Chomsky reentered and said, “c’mon with me.” He brought me to the middle office and found the time to talk to me for nearly fifteen minutes in spite of the fact that I missed my appointment. He accepted my mother’s cookies with the classic Chomsky warm smile and he asked me how it was going with my teaching. When I asked him to sign my first edition of At War with Asia, he didn’t flinch. He personalized the book to me by name, something he insisted on doing this time.
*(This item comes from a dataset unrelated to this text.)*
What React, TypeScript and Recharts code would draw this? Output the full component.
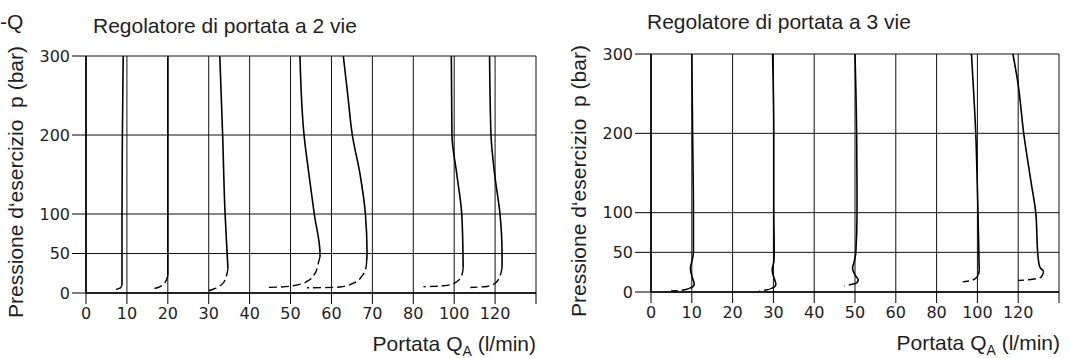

We ended up talking about education and his Bertrand Russell lectures and John Dewey, as he ensured to prioritize my questions another time. He only asked to delay it a couple of weeks since he was swamped. But he’s always swamped. Chomsky was just being the warm, generous person that he is. That day, he still managed to reference in passing a lengthy Dewey quote:
“…. the great majority of workers have no insight into the social aims of their pursuits and no direct personal interest in them. The results actually achieved are not the ends of their actions, but only of their employers. They do what they do, not freely and intelligently, but for the sake of the wage earned. It is this fact which will make any education designed simply to give skill in such undertakings illiberal and immoral. (John Dewey, Democracy and Education)
I even made Chomsky laugh when I told him about my late uncle, who also attended Central High School in Philadelphia. My uncle experienced antisemitism in East Oak Lane and tells stories about tough Catholic kids attempting to beat him up on his walk home from school. Chomsky related to this almost identically and experienced something similar. He also recalled, “the Irish kids coming out of the Jesuit school, [that] were raving anti-Semites.” When I told him that my uncle remarked it “was especially difficult that some of them were my friends,” he laughed in sympathy.
This is my short Chomsky story and tribute.
I would like to wish my friend Noam a Happy Birthday, but especially thank him for the gifts he has given to me and to the world.